WHAT IS ASKED: Repeat verbatim only the lines from the one with "Convert this chart to Plotly code." through the one with "import plotly.graph_objects as go", both ends kept. Pictures stay out.

>>>>>

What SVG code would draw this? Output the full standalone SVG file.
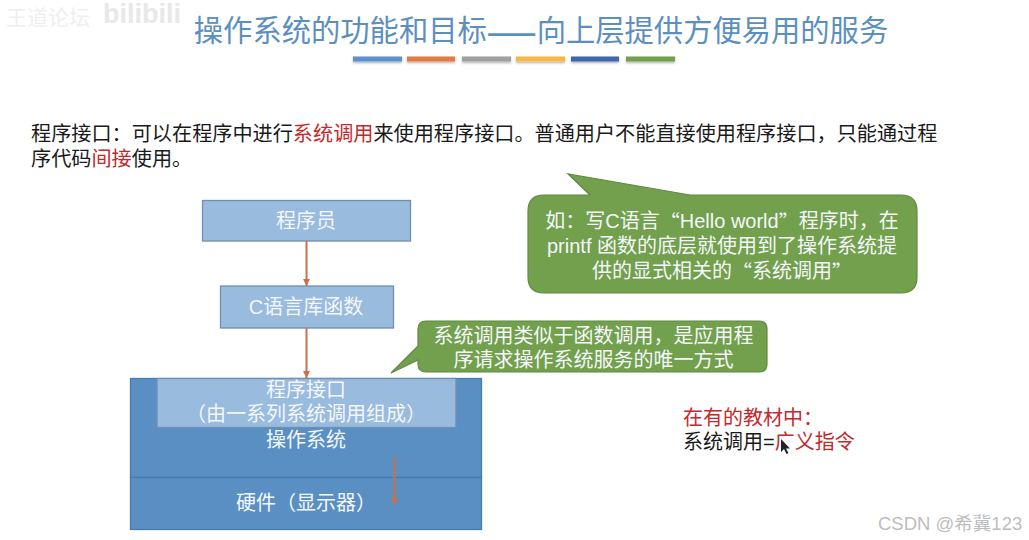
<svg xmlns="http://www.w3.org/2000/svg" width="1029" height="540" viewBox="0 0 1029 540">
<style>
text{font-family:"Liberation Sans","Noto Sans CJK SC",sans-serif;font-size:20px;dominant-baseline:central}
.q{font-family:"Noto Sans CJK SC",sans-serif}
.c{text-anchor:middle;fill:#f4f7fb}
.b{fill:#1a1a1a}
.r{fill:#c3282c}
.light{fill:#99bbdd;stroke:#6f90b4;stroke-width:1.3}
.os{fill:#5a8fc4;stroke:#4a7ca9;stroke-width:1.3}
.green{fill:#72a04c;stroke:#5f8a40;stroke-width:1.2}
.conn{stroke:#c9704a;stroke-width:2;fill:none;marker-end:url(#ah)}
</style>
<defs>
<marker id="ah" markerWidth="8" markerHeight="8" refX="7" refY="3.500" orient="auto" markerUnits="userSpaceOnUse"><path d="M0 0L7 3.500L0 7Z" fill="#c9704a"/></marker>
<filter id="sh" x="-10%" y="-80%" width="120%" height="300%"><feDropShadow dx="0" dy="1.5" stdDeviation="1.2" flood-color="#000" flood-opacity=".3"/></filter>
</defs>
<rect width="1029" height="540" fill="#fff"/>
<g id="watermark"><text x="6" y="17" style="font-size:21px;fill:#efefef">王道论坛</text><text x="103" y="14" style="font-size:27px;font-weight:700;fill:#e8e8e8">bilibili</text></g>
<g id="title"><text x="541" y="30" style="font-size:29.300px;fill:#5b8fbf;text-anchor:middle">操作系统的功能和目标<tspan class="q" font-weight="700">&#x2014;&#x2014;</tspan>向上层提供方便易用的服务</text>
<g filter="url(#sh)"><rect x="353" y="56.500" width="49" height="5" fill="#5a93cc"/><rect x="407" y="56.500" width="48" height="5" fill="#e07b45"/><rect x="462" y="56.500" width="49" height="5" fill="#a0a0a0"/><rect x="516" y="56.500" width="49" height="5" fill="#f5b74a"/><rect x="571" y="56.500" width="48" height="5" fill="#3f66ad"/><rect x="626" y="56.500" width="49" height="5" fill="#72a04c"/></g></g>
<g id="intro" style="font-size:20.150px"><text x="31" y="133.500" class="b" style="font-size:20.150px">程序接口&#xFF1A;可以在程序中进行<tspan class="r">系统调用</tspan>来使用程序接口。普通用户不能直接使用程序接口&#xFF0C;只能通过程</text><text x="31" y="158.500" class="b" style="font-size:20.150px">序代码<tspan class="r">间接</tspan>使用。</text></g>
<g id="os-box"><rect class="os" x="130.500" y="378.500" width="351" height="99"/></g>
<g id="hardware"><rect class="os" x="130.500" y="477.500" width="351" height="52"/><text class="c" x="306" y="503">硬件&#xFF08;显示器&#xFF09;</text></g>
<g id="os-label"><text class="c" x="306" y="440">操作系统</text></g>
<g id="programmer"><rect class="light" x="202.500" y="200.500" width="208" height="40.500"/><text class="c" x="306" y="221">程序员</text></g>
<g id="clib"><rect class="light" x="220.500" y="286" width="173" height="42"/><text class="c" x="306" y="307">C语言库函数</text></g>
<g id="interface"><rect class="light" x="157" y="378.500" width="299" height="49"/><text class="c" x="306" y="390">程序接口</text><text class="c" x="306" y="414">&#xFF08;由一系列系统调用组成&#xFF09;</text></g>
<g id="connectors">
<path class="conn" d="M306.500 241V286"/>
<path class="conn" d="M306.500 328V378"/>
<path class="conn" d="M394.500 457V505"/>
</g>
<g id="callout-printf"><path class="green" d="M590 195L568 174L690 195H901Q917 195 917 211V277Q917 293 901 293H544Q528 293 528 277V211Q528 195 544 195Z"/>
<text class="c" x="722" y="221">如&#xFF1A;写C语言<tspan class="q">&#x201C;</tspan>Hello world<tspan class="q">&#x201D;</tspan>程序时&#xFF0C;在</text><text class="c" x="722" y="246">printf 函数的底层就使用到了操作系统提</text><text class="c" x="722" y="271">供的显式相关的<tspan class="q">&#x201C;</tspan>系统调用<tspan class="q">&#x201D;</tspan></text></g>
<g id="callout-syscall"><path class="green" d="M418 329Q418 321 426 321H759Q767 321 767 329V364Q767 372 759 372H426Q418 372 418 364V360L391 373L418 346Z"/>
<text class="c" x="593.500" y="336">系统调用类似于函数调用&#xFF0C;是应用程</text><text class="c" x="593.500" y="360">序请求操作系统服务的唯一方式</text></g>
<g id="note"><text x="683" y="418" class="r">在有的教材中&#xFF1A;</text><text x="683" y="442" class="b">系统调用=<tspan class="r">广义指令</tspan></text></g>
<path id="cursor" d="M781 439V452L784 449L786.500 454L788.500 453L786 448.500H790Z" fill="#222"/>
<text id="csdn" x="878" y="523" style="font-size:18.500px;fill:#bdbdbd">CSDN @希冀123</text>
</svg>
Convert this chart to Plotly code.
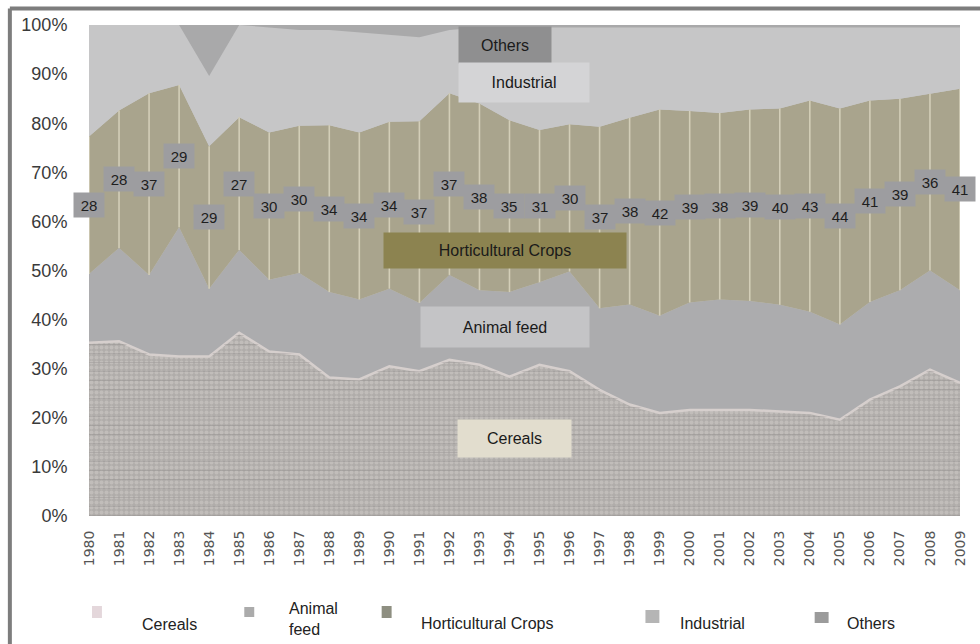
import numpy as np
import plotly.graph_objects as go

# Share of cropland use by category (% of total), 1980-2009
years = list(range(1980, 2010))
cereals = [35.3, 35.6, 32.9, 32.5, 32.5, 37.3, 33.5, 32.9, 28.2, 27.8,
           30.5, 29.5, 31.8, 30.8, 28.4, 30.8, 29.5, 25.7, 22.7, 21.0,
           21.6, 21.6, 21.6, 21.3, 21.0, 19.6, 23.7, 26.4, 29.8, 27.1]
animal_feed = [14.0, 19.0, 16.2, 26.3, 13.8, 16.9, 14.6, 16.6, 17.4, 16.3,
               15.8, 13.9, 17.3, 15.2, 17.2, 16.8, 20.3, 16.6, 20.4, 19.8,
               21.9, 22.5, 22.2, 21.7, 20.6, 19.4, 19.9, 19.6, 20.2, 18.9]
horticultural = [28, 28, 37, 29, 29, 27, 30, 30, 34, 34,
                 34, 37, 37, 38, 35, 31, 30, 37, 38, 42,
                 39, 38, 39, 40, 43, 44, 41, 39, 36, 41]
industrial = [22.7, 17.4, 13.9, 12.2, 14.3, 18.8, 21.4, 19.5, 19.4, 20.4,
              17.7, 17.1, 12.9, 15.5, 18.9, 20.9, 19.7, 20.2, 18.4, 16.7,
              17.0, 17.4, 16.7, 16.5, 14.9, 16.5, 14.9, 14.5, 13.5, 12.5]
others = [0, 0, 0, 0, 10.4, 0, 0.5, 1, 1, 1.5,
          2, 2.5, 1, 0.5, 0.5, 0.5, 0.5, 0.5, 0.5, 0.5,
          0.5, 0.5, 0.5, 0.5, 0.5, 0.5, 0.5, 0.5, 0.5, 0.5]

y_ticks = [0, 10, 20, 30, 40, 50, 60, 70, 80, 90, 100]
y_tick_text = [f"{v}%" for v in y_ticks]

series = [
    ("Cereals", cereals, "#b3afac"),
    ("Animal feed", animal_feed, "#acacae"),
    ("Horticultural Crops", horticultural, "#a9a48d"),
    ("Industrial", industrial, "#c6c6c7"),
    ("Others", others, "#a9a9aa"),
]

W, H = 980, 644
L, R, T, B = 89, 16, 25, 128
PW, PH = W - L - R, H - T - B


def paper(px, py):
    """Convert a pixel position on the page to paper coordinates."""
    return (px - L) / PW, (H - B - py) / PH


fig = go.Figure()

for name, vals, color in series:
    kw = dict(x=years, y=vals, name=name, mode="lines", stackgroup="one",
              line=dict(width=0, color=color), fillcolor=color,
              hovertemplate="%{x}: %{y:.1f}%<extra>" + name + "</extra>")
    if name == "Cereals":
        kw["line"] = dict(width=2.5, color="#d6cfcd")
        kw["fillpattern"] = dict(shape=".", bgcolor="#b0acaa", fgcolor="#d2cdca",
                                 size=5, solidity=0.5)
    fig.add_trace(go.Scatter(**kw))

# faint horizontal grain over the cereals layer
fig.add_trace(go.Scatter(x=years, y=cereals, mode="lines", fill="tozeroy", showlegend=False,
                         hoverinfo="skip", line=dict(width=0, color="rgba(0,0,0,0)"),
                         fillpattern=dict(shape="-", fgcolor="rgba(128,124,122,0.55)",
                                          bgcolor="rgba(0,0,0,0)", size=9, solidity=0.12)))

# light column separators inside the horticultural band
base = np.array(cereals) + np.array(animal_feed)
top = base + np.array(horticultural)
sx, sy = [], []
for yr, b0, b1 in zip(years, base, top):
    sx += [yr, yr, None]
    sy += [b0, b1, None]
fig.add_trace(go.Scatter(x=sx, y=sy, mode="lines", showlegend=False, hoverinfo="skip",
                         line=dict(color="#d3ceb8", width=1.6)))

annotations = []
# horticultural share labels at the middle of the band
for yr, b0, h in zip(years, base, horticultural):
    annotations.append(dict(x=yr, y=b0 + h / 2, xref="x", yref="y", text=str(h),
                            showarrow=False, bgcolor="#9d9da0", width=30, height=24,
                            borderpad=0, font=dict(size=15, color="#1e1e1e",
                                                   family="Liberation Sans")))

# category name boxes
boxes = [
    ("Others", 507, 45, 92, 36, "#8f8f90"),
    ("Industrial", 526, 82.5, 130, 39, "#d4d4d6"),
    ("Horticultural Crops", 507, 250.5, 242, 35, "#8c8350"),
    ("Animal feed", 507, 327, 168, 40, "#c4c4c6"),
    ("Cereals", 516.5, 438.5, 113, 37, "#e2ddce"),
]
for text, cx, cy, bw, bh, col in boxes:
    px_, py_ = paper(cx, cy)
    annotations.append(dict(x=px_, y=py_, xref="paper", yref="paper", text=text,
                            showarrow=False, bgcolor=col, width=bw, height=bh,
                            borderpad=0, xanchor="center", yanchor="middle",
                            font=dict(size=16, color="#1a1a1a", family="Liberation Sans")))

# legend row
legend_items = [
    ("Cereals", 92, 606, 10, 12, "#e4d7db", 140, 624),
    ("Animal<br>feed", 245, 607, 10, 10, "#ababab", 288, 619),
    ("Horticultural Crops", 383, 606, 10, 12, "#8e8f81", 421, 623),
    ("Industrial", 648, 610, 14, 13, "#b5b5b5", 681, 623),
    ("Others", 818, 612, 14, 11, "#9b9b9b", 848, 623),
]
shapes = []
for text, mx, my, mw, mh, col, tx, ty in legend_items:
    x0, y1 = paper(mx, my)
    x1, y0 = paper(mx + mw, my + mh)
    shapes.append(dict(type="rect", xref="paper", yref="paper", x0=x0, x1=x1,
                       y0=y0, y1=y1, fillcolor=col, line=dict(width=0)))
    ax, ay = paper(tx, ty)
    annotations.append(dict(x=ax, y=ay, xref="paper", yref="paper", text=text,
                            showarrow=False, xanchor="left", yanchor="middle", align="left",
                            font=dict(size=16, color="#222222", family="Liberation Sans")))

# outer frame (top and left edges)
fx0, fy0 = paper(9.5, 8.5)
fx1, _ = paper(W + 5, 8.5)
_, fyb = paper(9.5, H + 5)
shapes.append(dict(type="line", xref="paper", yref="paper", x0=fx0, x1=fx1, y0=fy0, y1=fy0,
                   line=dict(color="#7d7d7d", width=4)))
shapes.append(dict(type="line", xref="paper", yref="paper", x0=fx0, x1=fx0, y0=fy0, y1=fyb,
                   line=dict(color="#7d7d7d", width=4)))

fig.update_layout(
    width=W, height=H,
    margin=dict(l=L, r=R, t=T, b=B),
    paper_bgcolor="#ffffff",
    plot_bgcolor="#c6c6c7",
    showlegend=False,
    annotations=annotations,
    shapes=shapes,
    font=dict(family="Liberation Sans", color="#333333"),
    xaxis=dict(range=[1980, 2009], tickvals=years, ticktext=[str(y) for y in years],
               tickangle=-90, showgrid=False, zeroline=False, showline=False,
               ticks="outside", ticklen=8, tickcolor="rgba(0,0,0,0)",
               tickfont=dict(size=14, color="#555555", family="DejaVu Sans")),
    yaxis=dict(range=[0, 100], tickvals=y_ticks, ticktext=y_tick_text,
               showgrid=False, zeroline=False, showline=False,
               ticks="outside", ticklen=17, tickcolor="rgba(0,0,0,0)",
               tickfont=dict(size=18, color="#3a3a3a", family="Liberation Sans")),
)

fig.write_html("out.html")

<<<<<

RESULT:
Convert this chart to Plotly code.
import numpy as np
import plotly.graph_objects as go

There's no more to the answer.